*RECORDED DATA:*

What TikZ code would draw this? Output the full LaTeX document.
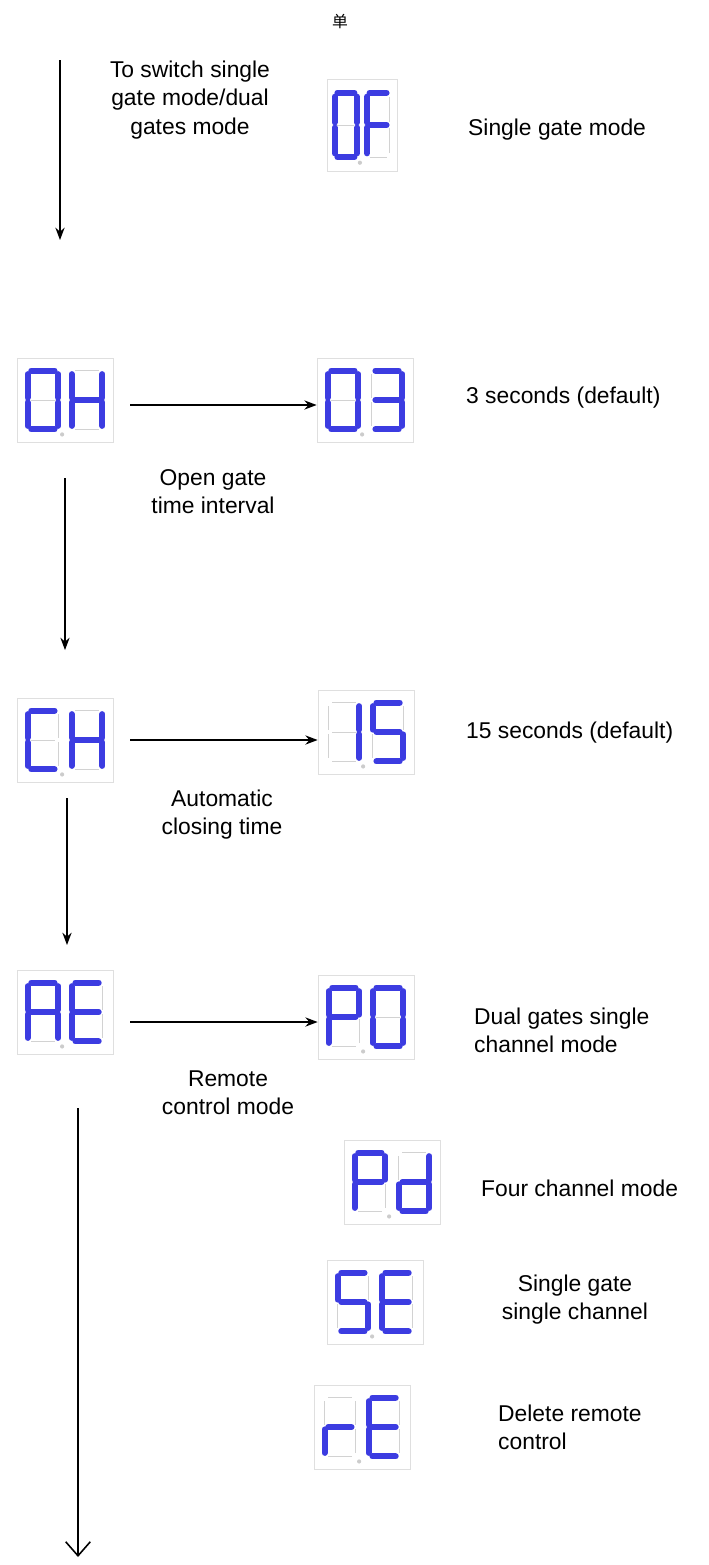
\documentclass[tikz,border=0pt]{standalone}
\usepackage{fontspec}
\setmainfont{Liberation Sans}
\newfontfamily\cjk{Noto Sans CJK SC}
\usetikzlibrary{arrows.meta}
\definecolor{segblue}{RGB}{60,60,225}
\tikzset{
  seg/a/.style={insert path={(0.12,0)--(0.88,0)}},
  seg/b/.style={insert path={(1,0.06)--(1,0.46)}},
  seg/c/.style={insert path={(1,0.54)--(1,0.94)}},
  seg/d/.style={insert path={(0.12,1)--(0.88,1)}},
  seg/e/.style={insert path={(0,0.54)--(0,0.94)}},
  seg/f/.style={insert path={(0,0.06)--(0,0.46)}},
  seg/g/.style={insert path={(0.12,0.5)--(0.88,0.5)}},
  segoff/.style={draw=gray!35,line width=0.5pt},
  segon/.style={draw=segblue,line width=3.4pt,line cap=round},
  frame/.style={draw=gray!25,line width=0.4pt,rectangle},
  label/.style={font=\fontsize{13}{16}\selectfont,align=left,anchor=west},
  caption/.style={font=\fontsize{13}{16}\selectfont,align=center},
  flow/.style={-{Stealth[length=7pt]},line width=0.9pt}
}
% one digit: x, y of top left corner, display width, height, lit segments
\newcommand\segdigit[5]{%
  \pgfmathsetmacro\dw{#3*0.0064}\pgfmathsetmacro\dh{#4*0.014}
  \begin{scope}[shift={(#1,#2)},x=\dw cm,y=-\dh cm]
    \foreach \s in {a,b,c,d,e,f,g} \path[segoff,seg/\s];
    \foreach \s in {#5} \path[segon,seg/\s];
  \end{scope}}
% display: name, centre x, y, width, height, left digit, right digit
\newcommand\segdisp[7]{%
  \node[frame,minimum width=#4*0.02cm,minimum height=#5*0.02cm] (#1) at (#2,#3) {};
  \segdigit{#2-0.39*#4}{#3-0.35*#5}{#4}{#5}{#6}
  \segdigit{#2+0.07*#4}{#3-0.35*#5}{#4}{#5}{#7}
  \fill[gray!40] (#2-0.03*#4,#3+0.41*#5) circle (1.2pt);}
\begin{document}
\begin{tikzpicture}[x=0.02cm,y=-0.02cm]
\useasboundingbox (0,0) rectangle (709,1565);

\node[font=\cjk\small] (dan) at (340,22) {单};
\segdisp{of}{362}{125}{70}{92}{a,b,c,d,e,f}{a,e,f,g}
\segdisp{oh}{65}{400}{96}{84}{a,b,c,d,e,f}{b,c,e,f,g}
\segdisp{tre}{365}{400}{96}{84}{a,b,c,d,e,f}{a,b,c,d,g}
\segdisp{ch}{65}{740}{96}{84}{a,d,e,f}{b,c,e,f,g}
\segdisp{fif}{366}{732}{96}{84}{b,c}{a,c,d,f,g}
\segdisp{ae}{65}{1012}{96}{84}{a,b,c,e,f,g}{a,d,e,f,g}
\segdisp{po}{366}{1017}{96}{84}{a,b,e,f,g}{a,b,c,d,e,f}
\segdisp{pd}{392}{1182}{96}{84}{a,b,e,f,g}{b,c,d,e,g}
\segdisp{se}{375}{1302}{96}{84}{a,c,d,f,g}{a,d,e,f,g}
\segdisp{re}{362}{1427}{96}{84}{e,g}{a,d,e,f,g}

\node[caption] (sw) at (190,100) {To switch single\\gate mode/dual\\gates mode};
\node[label] (ofl) at (462,130) {Single gate mode};
\node[label] (trel) at (460,398) {3 seconds (default)};
\node[caption] (ohl) at (213,492) {Open gate\\time interval};
\node[label] (fifl) at (460,733) {15 seconds (default)};
\node[caption] (chl) at (222,815) {Automatic\\closing time};
\node[label] (pol) at (468,1030) {Dual gates single\\channel mode};
\node[caption] (ael) at (228,1093) {Remote\\control mode};
\node[label] (pdl) at (475,1188) {Four channel mode};
\node[caption] (sel) at (575,1300) {Single gate\\single channel};
\node[label] (rel) at (492,1427) {Delete remote\\control};

\coordinate (s0) at (60,60);
\coordinate (s1) at (60,240);
\coordinate (e0) at (78,1108);
\coordinate (e1) at (78,1557);
\draw[flow] (s0) -- (s1);
\draw[flow] (130,405) -- (tre.west |- 0,405);
\draw[-{Stealth[length=7pt]},line width=0.6pt] (65,478) -- (65,650);
\draw[flow] (130,740) -- (fif.west |- 0,740);
\draw[flow] (67,798) -- (67,945);
\draw[flow] (130,1022) -- (po.west |- 0,1022);
\draw[-{Straight Barb[length=8pt,width=14pt]},line width=0.9pt] (e0) -- (e1);
\end{tikzpicture}
\end{document}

*EXERCISE AIM:*
Without the pictures, copy the material exactly as given.

*FINISHED ANSWER:*
What TikZ code would draw this? Output the full LaTeX document.
\documentclass[tikz,border=0pt]{standalone}
\usepackage{fontspec}
\setmainfont{Liberation Sans}
\newfontfamily\cjk{Noto Sans CJK SC}
\usetikzlibrary{arrows.meta}
\definecolor{segblue}{RGB}{60,60,225}
\tikzset{
  seg/a/.style={insert path={(0.12,0)--(0.88,0)}},
  seg/b/.style={insert path={(1,0.06)--(1,0.46)}},
  seg/c/.style={insert path={(1,0.54)--(1,0.94)}},
  seg/d/.style={insert path={(0.12,1)--(0.88,1)}},
  seg/e/.style={insert path={(0,0.54)--(0,0.94)}},
  seg/f/.style={insert path={(0,0.06)--(0,0.46)}},
  seg/g/.style={insert path={(0.12,0.5)--(0.88,0.5)}},
  segoff/.style={draw=gray!35,line width=0.5pt},
  segon/.style={draw=segblue,line width=3.4pt,line cap=round},
  frame/.style={draw=gray!25,line width=0.4pt,rectangle},
  label/.style={font=\fontsize{13}{16}\selectfont,align=left,anchor=west},
  caption/.style={font=\fontsize{13}{16}\selectfont,align=center},
  flow/.style={-{Stealth[length=7pt]},line width=0.9pt}
}
% one digit: x, y of top left corner, display width, height, lit segments
\newcommand\segdigit[5]{%
  \pgfmathsetmacro\dw{#3*0.0064}\pgfmathsetmacro\dh{#4*0.014}
  \begin{scope}[shift={(#1,#2)},x=\dw cm,y=-\dh cm]
    \foreach \s in {a,b,c,d,e,f,g} \path[segoff,seg/\s];
    \foreach \s in {#5} \path[segon,seg/\s];
  \end{scope}}
% display: name, centre x, y, width, height, left digit, right digit
\newcommand\segdisp[7]{%
  \node[frame,minimum width=#4*0.02cm,minimum height=#5*0.02cm] (#1) at (#2,#3) {};
  \segdigit{#2-0.39*#4}{#3-0.35*#5}{#4}{#5}{#6}
  \segdigit{#2+0.07*#4}{#3-0.35*#5}{#4}{#5}{#7}
  \fill[gray!40] (#2-0.03*#4,#3+0.41*#5) circle (1.2pt);}
\begin{document}
\begin{tikzpicture}[x=0.02cm,y=-0.02cm]
\useasboundingbox (0,0) rectangle (709,1565);

\node[font=\cjk\small] (dan) at (340,22) {单};
\segdisp{of}{362}{125}{70}{92}{a,b,c,d,e,f}{a,e,f,g}
\segdisp{oh}{65}{400}{96}{84}{a,b,c,d,e,f}{b,c,e,f,g}
\segdisp{tre}{365}{400}{96}{84}{a,b,c,d,e,f}{a,b,c,d,g}
\segdisp{ch}{65}{740}{96}{84}{a,d,e,f}{b,c,e,f,g}
\segdisp{fif}{366}{732}{96}{84}{b,c}{a,c,d,f,g}
\segdisp{ae}{65}{1012}{96}{84}{a,b,c,e,f,g}{a,d,e,f,g}
\segdisp{po}{366}{1017}{96}{84}{a,b,e,f,g}{a,b,c,d,e,f}
\segdisp{pd}{392}{1182}{96}{84}{a,b,e,f,g}{b,c,d,e,g}
\segdisp{se}{375}{1302}{96}{84}{a,c,d,f,g}{a,d,e,f,g}
\segdisp{re}{362}{1427}{96}{84}{e,g}{a,d,e,f,g}

\node[caption] (sw) at (190,100) {To switch single\\gate mode/dual\\gates mode};
\node[label] (ofl) at (462,130) {Single gate mode};
\node[label] (trel) at (460,398) {3 seconds (default)};
\node[caption] (ohl) at (213,492) {Open gate\\time interval};
\node[label] (fifl) at (460,733) {15 seconds (default)};
\node[caption] (chl) at (222,815) {Automatic\\closing time};
\node[label] (pol) at (468,1030) {Dual gates single\\channel mode};
\node[caption] (ael) at (228,1093) {Remote\\control mode};
\node[label] (pdl) at (475,1188) {Four channel mode};
\node[caption] (sel) at (575,1300) {Single gate\\single channel};
\node[label] (rel) at (492,1427) {Delete remote\\control};

\coordinate (s0) at (60,60);
\coordinate (s1) at (60,240);
\coordinate (e0) at (78,1108);
\coordinate (e1) at (78,1557);
\draw[flow] (s0) -- (s1);
\draw[flow] (130,405) -- (tre.west |- 0,405);
\draw[-{Stealth[length=7pt]},line width=0.6pt] (65,478) -- (65,650);
\draw[flow] (130,740) -- (fif.west |- 0,740);
\draw[flow] (67,798) -- (67,945);
\draw[flow] (130,1022) -- (po.west |- 0,1022);
\draw[-{Straight Barb[length=8pt,width=14pt]},line width=0.9pt] (e0) -- (e1);
\end{tikzpicture}
\end{document}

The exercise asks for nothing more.